Limitations in hauling solid wastes are the main factors to be considered, while evaluating the use of transfer stations. These include the additional capital costs of purchasing trailers, building transfer stations and the extra time, labour and energy required for transferring wastes from collection truck to transfer trailer.
Depending on the size, transfer stations can be either of the following two types:
(i) Small to medium transfer stations: These are direct-discharge stations
that provide no intermediate waste storage area. The capacities are generally small
(less than 100 tonnes/day) and medium (100 to 500 tonnes/day). Depending on weather, site aesthetics and environmental concerns, transfer operations of this size may be located either indoor or outdoor. More complex small transfer stations are usually attended during hours of operation and may include some simple waste and materials processing facilities. For example, it includes a recyclable material separation and processing centre. The required overall station capacity (i.e., the number and size of containers) depends on the size and population density of the area served and the frequency of collection.
(ii) Large transfer stations: These are designed for heavy commercial use by private and municipal collection vehicles.

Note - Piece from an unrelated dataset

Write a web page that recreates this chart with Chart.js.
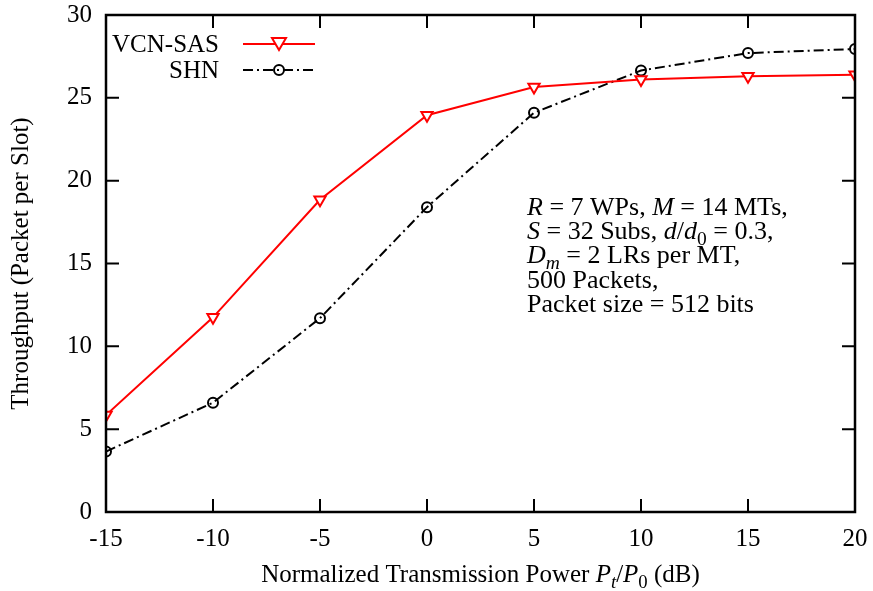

The typical operational procedure for a larger station is as follows:
when collection vehicles arrive at the site, they are checked in for billing, weighed and directed to the appropriate dumping area;
collection vehicles travel to the dumping area and empty the wastes into a waiting trailer, a pit or a platform;
after unloading, the collection vehicle leaves the site, and there is no need to weigh the departing vehicle, if its weight (empty) is known;
Transfer vehicles are weighed either during or after loading. If weighed during loading, trailers can be more consistently loaded to just under maximum legal weights and this maximises payloads and minimises weight violations.